**Request**
Skip the pictures and quote all of the lines exactly.
##### Material provided
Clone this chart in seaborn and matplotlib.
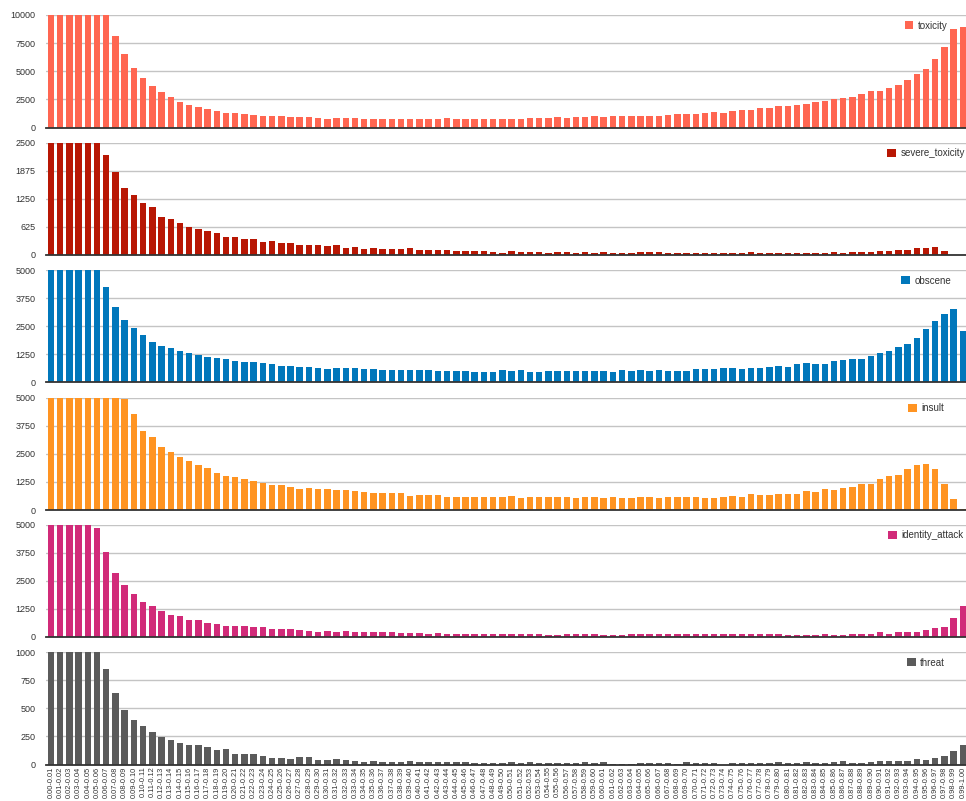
import numpy as np
import pandas as pd
import matplotlib
matplotlib.use("Agg")
import matplotlib.pyplot as plt
import seaborn as sns

# Score bins 0.00-0.01 ... 0.99-1.00
bins = [f"{i / 100:.2f}-{(i + 1) / 100:.2f}" for i in range(100)]

toxicity = [
    10000, 10000, 10000, 10000, 10000, 10000, 10000, 8170, 6570, 5270,
    4440, 3700, 3200, 2690, 2310, 1980, 1835, 1660, 1510, 1330,
    1330, 1180, 1125, 1040, 1040, 1040, 950, 890, 950, 860,
    800, 860, 860, 860, 800, 800, 770, 740, 800, 800,
    770, 740, 800, 860, 800, 800, 770, 800, 800, 800,
    800, 800, 860, 860, 860, 890, 860, 950, 950, 980,
    950, 1040, 1040, 1065, 1065, 1065, 1065, 1125, 1210, 1210,
    1240, 1330, 1390, 1330, 1510, 1600, 1600, 1750, 1750, 1950,
    1950, 2040, 2130, 2310, 2400, 2490, 2600, 2750, 2960, 3260,
    3260, 3520, 3790, 4230, 4770, 5240, 6100, 7130, 8730, 8970,
]

severe_toxicity = [
    2500, 2500, 2500, 2500, 2500, 2500, 2225, 1840, 1500, 1325,
    1145, 1065, 855, 810, 720, 615, 585, 530, 480, 405,
    390, 360, 350, 290, 315, 270, 270, 230, 230, 215,
    210, 215, 165, 185, 140, 155, 140, 140, 135, 150,
    120, 120, 120, 110, 90, 90, 90, 90, 75, 55,
    90, 75, 75, 75, 55, 75, 75, 55, 75, 55,
    75, 55, 55, 55, 75, 75, 75, 55, 55, 55,
    55, 55, 55, 55, 55, 55, 75, 55, 55, 55,
    37, 55, 55, 55, 55, 75, 55, 75, 75, 75,
    90, 90, 112, 112, 165, 150, 180, 90, 0, 0,
]

obscene = [
    5000, 5000, 5000, 5000, 5000, 5000, 4250, 3340, 2770, 2410,
    2090, 1780, 1640, 1540, 1415, 1310, 1235, 1145, 1100, 1040,
    950, 920, 890, 845, 800, 755, 740, 710, 680, 635,
    600, 635, 635, 635, 585, 600, 555, 540, 555, 555,
    540, 540, 525, 525, 525, 495, 465, 480, 480, 540,
    495, 540, 465, 450, 495, 495, 510, 510, 495, 510,
    495, 465, 555, 495, 540, 510, 540, 510, 510, 510,
    585, 585, 585, 635, 635, 615, 665, 665, 680, 725,
    710, 815, 860, 830, 830, 950, 995, 1040, 1055, 1160,
    1310, 1415, 1580, 1715, 1960, 2395, 2740, 3055, 3270, 2290,
]

insult = [
    5000, 5000, 5000, 5000, 5000, 5000, 5000, 5000, 4955, 4265,
    3500, 3245, 2810, 2600, 2345, 2165, 1985, 1845, 1650, 1515,
    1470, 1395, 1290, 1215, 1110, 1110, 1035, 945, 960, 945,
    915, 870, 870, 825, 780, 735, 735, 735, 735, 630,
    660, 645, 645, 600, 600, 600, 570, 585, 600, 570,
    630, 540, 600, 570, 570, 570, 585, 540, 585, 570,
    540, 570, 540, 540, 585, 570, 540, 570, 570, 585,
    600, 540, 555, 600, 630, 600, 705, 675, 675, 720,
    705, 720, 825, 795, 930, 900, 975, 1035, 1140, 1140,
    1395, 1500, 1575, 1815, 2010, 2045, 1830, 1140, 480, 30,
]

identity_attack = [
    5000, 5000, 5000, 5000, 5000, 4865, 3770, 2850, 2300, 1900,
    1545, 1365, 1170, 980, 920, 770, 740, 610, 565, 505,
    505, 475, 445, 445, 355, 340, 340, 295, 265, 225,
    265, 235, 250, 235, 235, 235, 210, 210, 165, 165,
    165, 150, 165, 150, 150, 120, 150, 120, 120, 120,
    150, 150, 120, 120, 105, 105, 120, 120, 120, 120,
    75, 105, 105, 120, 120, 120, 120, 120, 120, 120,
    120, 120, 120, 120, 120, 120, 120, 120, 120, 150,
    105, 105, 105, 105, 120, 105, 105, 120, 120, 150,
    210, 150, 210, 235, 210, 295, 415, 460, 830, 1395,
]

threat = [
    1000, 1000, 1000, 1000, 1000, 1000, 850, 640, 485, 400,
    340, 290, 245, 220, 195, 170, 170, 160, 130, 135,
    92, 89, 89, 80, 56, 59, 53, 68, 71, 36,
    36, 45, 42, 30, 24, 33, 24, 21, 24, 33,
    21, 24, 18, 21, 21, 21, 12, 15, 15, 15,
    18, 15, 18, 9, 9, 15, 9, 15, 18, 15,
    18, 6, 6, 6, 15, 9, 9, 9, 6, 18,
    9, 9, 15, 0, 9, 15, 9, 15, 15, 18,
    15, 9, 18, 9, 9, 24, 27, 9, 15, 18,
    27, 27, 27, 30, 45, 42, 59, 80, 116, 175,
]

series_names = ["toxicity", "severe_toxicity", "obscene", "insult", "identity_attack", "threat"]
series_values = [toxicity, severe_toxicity, obscene, insult, identity_attack, threat]
series_colors = ["#ff6651", "#b81704", "#0077bb", "#ff9422", "#d12b79", "#5b5b5b"]
axis_max = [10000, 2500, 5000, 5000, 5000, 1000]

sns.set_theme(style="white")
plt.rcParams["font.family"] = ["Liberation Sans", "DejaVu Sans"]

W, H = 966, 801
fig = plt.figure(figsize=(W / 100, H / 100), dpi=100)

left_px = 46.4
height_px = 112.5
tops_px = [15, 142.5, 270, 397.5, 524.5, 652]

for k, (name, vals, color, ymax) in enumerate(zip(series_names, series_values, series_colors, axis_max)):
    top = tops_px[k]
    ax = fig.add_axes([left_px / W, 1 - (top + height_px) / H, (W - left_px + 1.5) / W, height_px / H])
    df = pd.DataFrame({"bin": bins, "count": vals})
    sns.barplot(data=df, x="bin", y="count", color=color, saturation=1, width=0.7,
                ax=ax, label=name, edgecolor="none")
    ax.set_xlim(-0.5, 99.5)
    ax.set_ylim(0, ymax)
    ticks = np.linspace(0, ymax, 5)
    ax.set_yticks(ticks)
    ax.set_yticklabels([f"{int(round(t))}" for t in ticks])
    ax.set_xlabel("")
    ax.set_ylabel("")
    ax.set_axisbelow(True)
    ax.yaxis.grid(True, color="#c4c4c4", linewidth=1.0)
    ax.xaxis.grid(False)
    for side in ["top", "right", "left"]:
        ax.spines[side].set_visible(False)
    ax.spines["bottom"].set_color("#333333")
    ax.spines["bottom"].set_linewidth(1.3)
    ax.tick_params(axis="y", length=0, pad=8, labelsize=6.5, labelcolor="#333333")
    ax.tick_params(axis="x", length=0)
    if k == len(series_names) - 1:
        ax.tick_params(axis="x", pad=1.5, labelsize=5.3, labelcolor="#333333", labelrotation=90)
    else:
        ax.set_xticklabels([])
    ax.legend(loc="center", bbox_to_anchor=(0.955, 0.905), frameon=False,
              fontsize=7, handlelength=0.9, handleheight=0.9, handletextpad=0.45,
              borderpad=0, borderaxespad=0, labelcolor="#333333")

fig.savefig("out.png", dpi=100, facecolor="white")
##########
**Output of the task**
Clone this chart in seaborn and matplotlib.
import numpy as np
import pandas as pd
import matplotlib
matplotlib.use("Agg")
import matplotlib.pyplot as plt
import seaborn as sns

# Score bins 0.00-0.01 ... 0.99-1.00
bins = [f"{i / 100:.2f}-{(i + 1) / 100:.2f}" for i in range(100)]

toxicity = [
    10000, 10000, 10000, 10000, 10000, 10000, 10000, 8170, 6570, 5270,
    4440, 3700, 3200, 2690, 2310, 1980, 1835, 1660, 1510, 1330,
    1330, 1180, 1125, 1040, 1040, 1040, 950, 890, 950, 860,
    800, 860, 860, 860, 800, 800, 770, 740, 800, 800,
    770, 740, 800, 860, 800, 800, 770, 800, 800, 800,
    800, 800, 860, 860, 860, 890, 860, 950, 950, 980,
    950, 1040, 1040, 1065, 1065, 1065, 1065, 1125, 1210, 1210,
    1240, 1330, 1390, 1330, 1510, 1600, 1600, 1750, 1750, 1950,
    1950, 2040, 2130, 2310, 2400, 2490, 2600, 2750, 2960, 3260,
    3260, 3520, 3790, 4230, 4770, 5240, 6100, 7130, 8730, 8970,
]

severe_toxicity = [
    2500, 2500, 2500, 2500, 2500, 2500, 2225, 1840, 1500, 1325,
    1145, 1065, 855, 810, 720, 615, 585, 530, 480, 405,
    390, 360, 350, 290, 315, 270, 270, 230, 230, 215,
    210, 215, 165, 185, 140, 155, 140, 140, 135, 150,
    120, 120, 120, 110, 90, 90, 90, 90, 75, 55,
    90, 75, 75, 75, 55, 75, 75, 55, 75, 55,
    75, 55, 55, 55, 75, 75, 75, 55, 55, 55,
    55, 55, 55, 55, 55, 55, 75, 55, 55, 55,
    37, 55, 55, 55, 55, 75, 55, 75, 75, 75,
    90, 90, 112, 112, 165, 150, 180, 90, 0, 0,
]

obscene = [
    5000, 5000, 5000, 5000, 5000, 5000, 4250, 3340, 2770, 2410,
    2090, 1780, 1640, 1540, 1415, 1310, 1235, 1145, 1100, 1040,
    950, 920, 890, 845, 800, 755, 740, 710, 680, 635,
    600, 635, 635, 635, 585, 600, 555, 540, 555, 555,
    540, 540, 525, 525, 525, 495, 465, 480, 480, 540,
    495, 540, 465, 450, 495, 495, 510, 510, 495, 510,
    495, 465, 555, 495, 540, 510, 540, 510, 510, 510,
    585, 585, 585, 635, 635, 615, 665, 665, 680, 725,
    710, 815, 860, 830, 830, 950, 995, 1040, 1055, 1160,
    1310, 1415, 1580, 1715, 1960, 2395, 2740, 3055, 3270, 2290,
]

insult = [
    5000, 5000, 5000, 5000, 5000, 5000, 5000, 5000, 4955, 4265,
    3500, 3245, 2810, 2600, 2345, 2165, 1985, 1845, 1650, 1515,
    1470, 1395, 1290, 1215, 1110, 1110, 1035, 945, 960, 945,
    915, 870, 870, 825, 780, 735, 735, 735, 735, 630,
    660, 645, 645, 600, 600, 600, 570, 585, 600, 570,
    630, 540, 600, 570, 570, 570, 585, 540, 585, 570,
    540, 570, 540, 540, 585, 570, 540, 570, 570, 585,
    600, 540, 555, 600, 630, 600, 705, 675, 675, 720,
    705, 720, 825, 795, 930, 900, 975, 1035, 1140, 1140,
    1395, 1500, 1575, 1815, 2010, 2045, 1830, 1140, 480, 30,
]

identity_attack = [
    5000, 5000, 5000, 5000, 5000, 4865, 3770, 2850, 2300, 1900,
    1545, 1365, 1170, 980, 920, 770, 740, 610, 565, 505,
    505, 475, 445, 445, 355, 340, 340, 295, 265, 225,
    265, 235, 250, 235, 235, 235, 210, 210, 165, 165,
    165, 150, 165, 150, 150, 120, 150, 120, 120, 120,
    150, 150, 120, 120, 105, 105, 120, 120, 120, 120,
    75, 105, 105, 120, 120, 120, 120, 120, 120, 120,
    120, 120, 120, 120, 120, 120, 120, 120, 120, 150,
    105, 105, 105, 105, 120, 105, 105, 120, 120, 150,
    210, 150, 210, 235, 210, 295, 415, 460, 830, 1395,
]

threat = [
    1000, 1000, 1000, 1000, 1000, 1000, 850, 640, 485, 400,
    340, 290, 245, 220, 195, 170, 170, 160, 130, 135,
    92, 89, 89, 80, 56, 59, 53, 68, 71, 36,
    36, 45, 42, 30, 24, 33, 24, 21, 24, 33,
    21, 24, 18, 21, 21, 21, 12, 15, 15, 15,
    18, 15, 18, 9, 9, 15, 9, 15, 18, 15,
    18, 6, 6, 6, 15, 9, 9, 9, 6, 18,
    9, 9, 15, 0, 9, 15, 9, 15, 15, 18,
    15, 9, 18, 9, 9, 24, 27, 9, 15, 18,
    27, 27, 27, 30, 45, 42, 59, 80, 116, 175,
]

series_names = ["toxicity", "severe_toxicity", "obscene", "insult", "identity_attack", "threat"]
series_values = [toxicity, severe_toxicity, obscene, insult, identity_attack, threat]
series_colors = ["#ff6651", "#b81704", "#0077bb", "#ff9422", "#d12b79", "#5b5b5b"]
axis_max = [10000, 2500, 5000, 5000, 5000, 1000]

sns.set_theme(style="white")
plt.rcParams["font.family"] = ["Liberation Sans", "DejaVu Sans"]

W, H = 966, 801
fig = plt.figure(figsize=(W / 100, H / 100), dpi=100)

left_px = 46.4
height_px = 112.5
tops_px = [15, 142.5, 270, 397.5, 524.5, 652]

for k, (name, vals, color, ymax) in enumerate(zip(series_names, series_values, series_colors, axis_max)):
    top = tops_px[k]
    ax = fig.add_axes([left_px / W, 1 - (top + height_px) / H, (W - left_px + 1.5) / W, height_px / H])
    df = pd.DataFrame({"bin": bins, "count": vals})
    sns.barplot(data=df, x="bin", y="count", color=color, saturation=1, width=0.7,
                ax=ax, label=name, edgecolor="none")
    ax.set_xlim(-0.5, 99.5)
    ax.set_ylim(0, ymax)
    ticks = np.linspace(0, ymax, 5)
    ax.set_yticks(ticks)
    ax.set_yticklabels([f"{int(round(t))}" for t in ticks])
    ax.set_xlabel("")
    ax.set_ylabel("")
    ax.set_axisbelow(True)
    ax.yaxis.grid(True, color="#c4c4c4", linewidth=1.0)
    ax.xaxis.grid(False)
    for side in ["top", "right", "left"]:
        ax.spines[side].set_visible(False)
    ax.spines["bottom"].set_color("#333333")
    ax.spines["bottom"].set_linewidth(1.3)
    ax.tick_params(axis="y", length=0, pad=8, labelsize=6.5, labelcolor="#333333")
    ax.tick_params(axis="x", length=0)
    if k == len(series_names) - 1:
        ax.tick_params(axis="x", pad=1.5, labelsize=5.3, labelcolor="#333333", labelrotation=90)
    else:
        ax.set_xticklabels([])
    ax.legend(loc="center", bbox_to_anchor=(0.955, 0.905), frameon=False,
              fontsize=7, handlelength=0.9, handleheight=0.9, handletextpad=0.45,
              borderpad=0, borderaxespad=0, labelcolor="#333333")

fig.savefig("out.png", dpi=100, facecolor="white")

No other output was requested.